American Seafoods pauses sale process as it waits for “a more favorable macroeconomic environment”

The American Seafoods booth at Seafood Expo Global
The American Seafoods booth at Seafood Expo Global | Photo courtesy of American Seafoods
4 Min

Seattle, Washington, U.S.A.-based pollock- and hake-fishing firm American Seafoods Group has paused its sale process.

In May 2023, Bregal Partners announced it would commence a sale process of its majority holding in the company.

But, in a 3 July announcement, American Seafoods CEO Einar Gustafsson said that process has been paused “so we can continue to focus on our business and customers.”

“Our business remains strong, and we look forward to revisiting these discussions when the macroeconomic environment improves and when our valuation is consistent with the strength of our company,” Gustafsson said. “With strong growth prospects ahead, American Seafoods is excited to remove this overhang and refocus ourselves on our day-to-day operations.
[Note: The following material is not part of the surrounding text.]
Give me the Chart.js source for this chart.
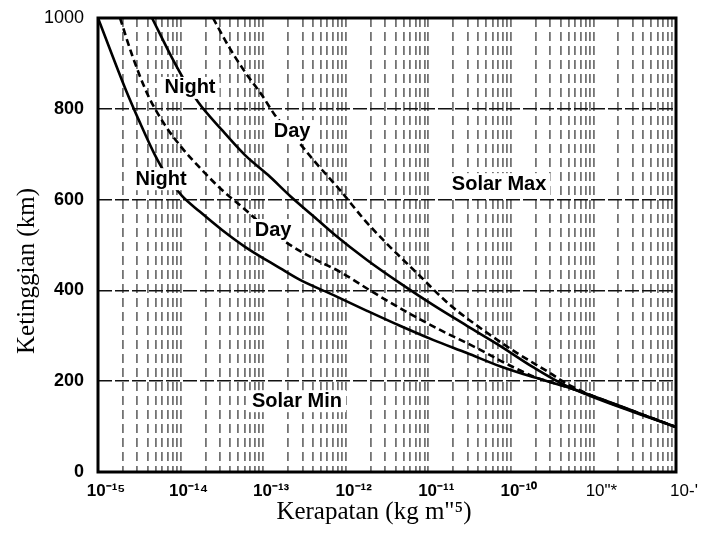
<!DOCTYPE html>
<html>
<head>
<meta charset="utf-8">
<script src="https://cdn.jsdelivr.net/npm/chart.js@4"></script>
<style>
  html, body { margin: 0; background: #fff; }
  canvas { display: block; }
</style>
</head>
<body>
<canvas id="chart" width="702" height="549"></canvas>
<script>
// density (kg m^-3) against altitude (km)
const minNightRho = [1e-15, 1.48e-15, 2.18e-15, 3.23e-15, 4.9e-15, 7.04e-15, 1.04e-14, 1.72e-14, 3.18e-14, 6.03e-14, 1.6e-13, 2.8e-13, 7.02e-13, 1.81e-12, 4.54e-12, 1.14e-11, 2.94e-11, 7.39e-11, 1.86e-10, 4.79e-10, 1e-8];
const minNightAlt = [1000, 919, 841, 769, 698, 648, 608, 573, 533, 496, 449, 423, 390, 355, 322, 291, 262, 233, 209, 187, 99];

const minDayRho = [1.85e-15, 2.58e-15, 4.03e-15, 6.48e-15, 1.04e-14, 1.82e-14, 3.18e-14, 5.55e-14, 1.05e-13, 2.3e-13, 4.88e-13, 8.53e-13, 2.14e-12, 5.53e-12, 1.39e-11, 3.68e-11, 8.5e-11, 1.96e-10, 4.79e-10, 1e-8];
const minDayAlt = [1000, 919, 830, 764, 714, 665, 621, 584, 540, 496, 463, 441, 396, 352, 313, 275, 240, 209, 187, 99];

const maxNightRho = [4.51e-15, 7.88e-15, 1.07e-14, 1.63e-14, 3.18e-14, 6.03e-14, 1.15e-13, 2.12e-13, 3.91e-13, 7.42e-13, 1.81e-12, 4.54e-12, 1.14e-11, 2.94e-11, 7.39e-11, 1.86e-10, 4.79e-10, 1e-8];
const maxNightAlt = [1000, 912, 868, 815, 753, 698, 654, 608, 566, 522, 467, 416, 368, 322, 278, 231, 189, 99];

const maxDayRho = [2.47e-14, 3.75e-14, 6.03e-14, 9.69e-14, 1.39e-13, 2.57e-13, 4.25e-13, 8.53e-13, 1.62e-12, 2.99e-12, 7.3e-12, 1.83e-11, 4.6e-11, 1.19e-10, 2.98e-10, 4.79e-10, 1e-8];
const maxDayAlt = [1000, 940, 881, 830, 786, 731, 683, 621, 559, 507, 438, 368, 313, 262, 218, 194, 99];

// axes
const decadeTicks = [1e-15, 1e-14, 1e-13, 1e-12, 1e-11, 1e-10, 1e-9, 1e-8];
const decadeLabels = ['10⁻¹⁵', '10⁻¹⁴', '10⁻¹³', '10⁻¹²', '10⁻¹¹', '10⁻¹⁰', '10"*', "10-'"];
const boldDecades = [true, true, true, true, true, true, false, false];
const minorSteps = [2, 3, 4, 5, 6, 7, 8, 9];
const altTicks = [0, 200, 400, 600, 800, 1000];

// curve captions
const notes = ['Night', 'Day', 'Night', 'Day', 'Solar Max', 'Solar Min'];
const noteRho = [1.3e-14, 2.24e-13, 5.8e-15, 1.32e-13, 7.2e-11, 2.57e-13];
const noteAlt = [846, 751, 645, 533, 634, 156];

const yTitle = 'Ketinggian (km)';
const xTitle = 'Kerapatan (kg m"⁵)';

Chart.defaults.font.family = '"Liberation Sans", Arial, sans-serif';
Chart.defaults.color = '#000';

const pts = (xs, ys) => xs.map((x, i) => ({ x: x, y: ys[i] }));

function decadeIndex(v) {
  return decadeTicks.findIndex(d => Math.abs(Math.log10(v) - Math.log10(d)) < 1e-6);
}

const lineBase = {
  borderColor: '#000',
  borderWidth: 2.6,
  pointRadius: 0,
  fill: false,
  cubicInterpolationMode: 'monotone'
};

const extras = {
  id: 'extras',
  afterDatasetsDraw(chart) {
    const ctx = chart.ctx;
    const xs = chart.scales.x, ys = chart.scales.y;
    ctx.save();
    ctx.font = 'bold 20px "Liberation Sans", Arial, sans-serif';
    ctx.textAlign = 'center';
    ctx.textBaseline = 'middle';
    notes.forEach((t, i) => {
      const px = xs.getPixelForValue(noteRho[i]);
      const py = ys.getPixelForValue(noteAlt[i]);
      const w = ctx.measureText(t).width;
      ctx.fillStyle = '#fff';
      ctx.fillRect(px - w / 2 - 4, py - 11, w + 8, 22);
      ctx.fillStyle = '#000';
      ctx.fillText(t, px, py);
    });
    ctx.restore();
  },
  afterDraw(chart) {
    const ctx = chart.ctx;
    const a = chart.chartArea;
    ctx.save();
    ctx.lineWidth = 3;
    ctx.strokeStyle = '#000';
    ctx.strokeRect(a.left, a.top, a.right - a.left, a.bottom - a.top);

    ctx.fillStyle = '#000';
    ctx.font = '25px "Liberation Serif", "Times New Roman", serif';
    ctx.textAlign = 'center';
    ctx.textBaseline = 'middle';
    ctx.fillText(xTitle, 374, 512);
    ctx.translate(27, 271);
    ctx.rotate(-Math.PI / 2);
    ctx.fillText(yTitle, 0, 0);
    ctx.restore();
  }
};

new Chart(document.getElementById('chart'), {
  type: 'line',
  data: {
    datasets: [
      Object.assign({ label: 'Solar Min Night', data: pts(minNightRho, minNightAlt) }, lineBase),
      Object.assign({ label: 'Solar Min Day', data: pts(minDayRho, minDayAlt), borderDash: [7, 4] }, lineBase),
      Object.assign({ label: 'Solar Max Night', data: pts(maxNightRho, maxNightAlt) }, lineBase),
      Object.assign({ label: 'Solar Max Day', data: pts(maxDayRho, maxDayAlt), borderDash: [7, 4] }, lineBase)
    ]
  },
  options: {
    responsive: false,
    animation: false,
    layout: { padding: { top: 18, right: 26, left: 0, bottom: 0 } },
    plugins: { legend: { display: false }, tooltip: { enabled: false } },
    scales: {
      x: {
        type: 'logarithmic',
        min: 1e-15,
        max: 1e-8,
        afterBuildTicks(scale) {
          const list = [];
          decadeTicks.forEach((d, i) => {
            list.push({ value: d });
            if (i < decadeTicks.length - 1) minorSteps.forEach(m => list.push({ value: d * m }));
          });
          scale.ticks = list;
        },
        afterFit(scale) {
          scale.height = 77;
          scale.paddingLeft = 0;
          scale.paddingRight = 0;
        },
        grid: {
          drawTicks: false,
          color: 'rgba(0,0,0,0.55)',
          lineWidth: 1.8
        },
        border: { display: false, dash: [9, 5] },
        ticks: {
          autoSkip: false,
          maxRotation: 0,
          padding: 9,
          labelOffset: 8,
          callback: v => {
            const i = decadeIndex(v);
            return i >= 0 ? decadeLabels[i] : '';
          },
          font: ctx => {
            const i = ctx.tick ? decadeIndex(ctx.tick.value) : -1;
            return (i >= 0 && boldDecades[i]) ? { size: 17, weight: 'bold' } : { size: 17, weight: 'normal' };
          }
        }
      },
      y: {
        type: 'linear',
        min: 0,
        max: 1000,
        afterBuildTicks(scale) {
          scale.ticks = altTicks.map(v => ({ value: v }));
        },
        afterFit(scale) {
          scale.width = 98;
          scale.paddingTop = 0;
          scale.paddingBottom = 0;
        },
        grid: {
          drawTicks: false,
          color: ctx => (ctx.tick && (ctx.tick.value === 0 || ctx.tick.value === 1000)) ? 'rgba(0,0,0,0)' : '#111',
          lineWidth: 1.6
        },
        border: { display: false, dash: [14, 3] },
        ticks: {
          padding: 14,
          callback: v => String(v),
          font: ctx => (ctx.tick && ctx.tick.value === 1000) ? { size: 18, weight: 'normal' } : { size: 18, weight: 'bold' }
        }
      }
    }
  },
  plugins: [extras]
});
</script>
</body>
</html>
Our company is poised to capitalize on the global seafood industry’s growing demand for high-quality products, and now, we can get back to fully concentrating on running the greatest fishing company in the world.”

Bregal Partners, a New York City-based private equity fund, previously said it would seek to wrap up its Bregal Partners I portfolio, which includes American Seafoods, West Coast Salmon – a land-based salmon farm under development in the U.S. state of Nevada – and the now-defunct New Bedford, Massachusetts, U.S.A.-based groundfish-fishing firm Blue Harvest Fisheries. With American Seafoods’ decision to pause its sales process, the company will remain in the portfolio, according to the company. Bregal Partners previously sought to sell its stake in American Seafoods in 2019 but was also unsuccessful in that instance.

In May 2023, Bregal Investments Co-Founder Scott Perekslis left the firm to make a bid to purchase its seafood holdings, but a sale has not come to fruition.

Gustafsson told SeafoodSource in April 2023 the company had “a very strong balance sheet,” having paid down much of its debt.

I can't get into specifics, but we are clearly well-positioned to both continue to invest in our business, whether it's in the acquisitions – M&A-wise – new-builds, or existing vessels. I think the company has never been as strong as it is now, in its history, from a balance sheet point of view. We can hold inventory, we’re well within all covenants, and we’ve got excess headroom on lines,” he said. “The biggest challenge is I can’t mess it up. [Previous CEO] Mikel [Durham] did a phenomenal job of driving discipline, and that paid off in a number of ways. We need to treat this asset with respect and make sure that we invest wisely.

American Seafoods fishes and produces a range of fillet, surimi, roe, and block product offerings made from Alaska pollock, Pacific hake, Pacific cod, and yellowfin sole, sold globally. Gustafsson said the pollock market had been weak and that “big swings in the marketplace [were] not a good thing” for the industry.

In February 2024, the company removed a major impediment to a sale when it finalized a settlement with the U.S. government to resolve alleged Jones Act violations stemming from the use of a dead-end railway in Canada known as the Bayside Program.